Adding it all up, the paper describes Isarescu’s view of the Romanian economy: inflation above previous forecasts, a price growth at a higher pace than previously expected, a GDP below potential and possibly lower budget incomes.

Romania libera reports how local economy is blurring borders between relatively new and very new EU member states.

While Romania and Hungary joined the Union in a distance of two years, their economies are starting to entwine strongly in the border area as local people have learned to take advantages of each of the two sides of the border.
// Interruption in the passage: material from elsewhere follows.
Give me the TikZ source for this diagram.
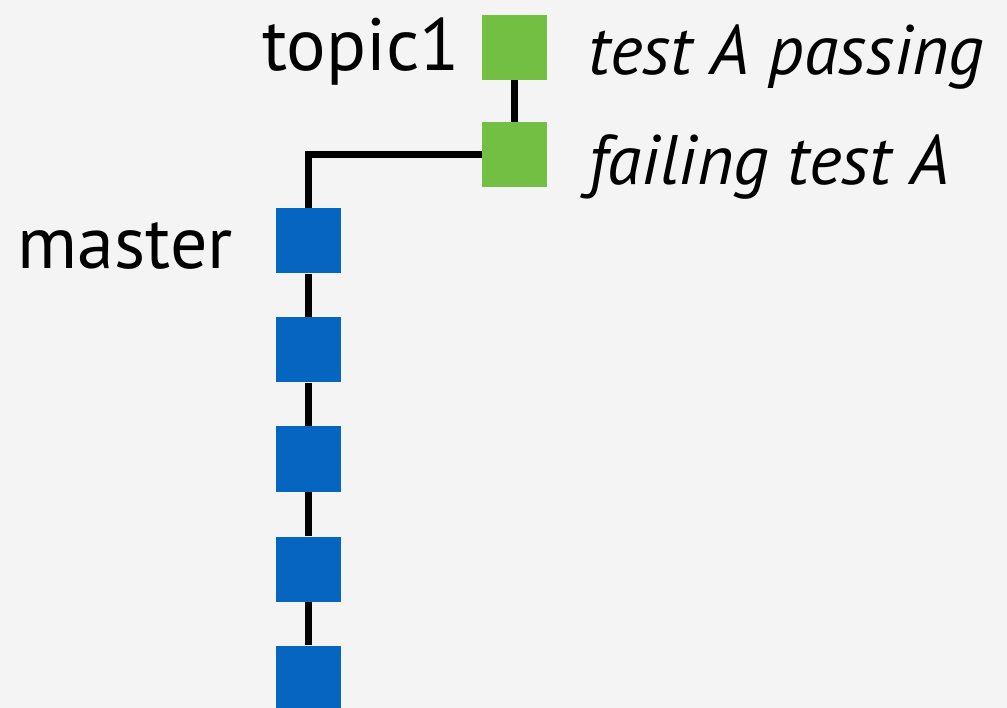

While Hungary developed its tourism, agriculture and trade well, Romania lured more investments in the industry - and more jobs.

Also in Romania libera, the Romanian Academy is joining real estate businesses of 150 million euro as large swaths of land in the Constanta area on and near the Black Sea cost are to be given back to the institution, as decided by local officials.

Gandul is more interested in what happens with the moves behind close doors to elect a new head for the Romanian Orthodox Church after the death of Partiarch Teoctist last week.

The paper writes that despite promises to the public that it would be a transparent process, it keeps the names of the civilian electors of the future patriarch under strict secrecy.

And last but not least, the same Gandul mocks at President Traian Basescu, who attended events marking a top victory of Romania during WWI, 90 years ago. He said with the occasion that the victory in the Battle of Marasesti and other such moments allowed Romania to be united and, after long, even contributed to its membership in the EU.

That is subject to mockery in the paper, which headlines the report “From the military-political thinking of President Basescu: Fights in Marasesti allowed Romania to join the EU”.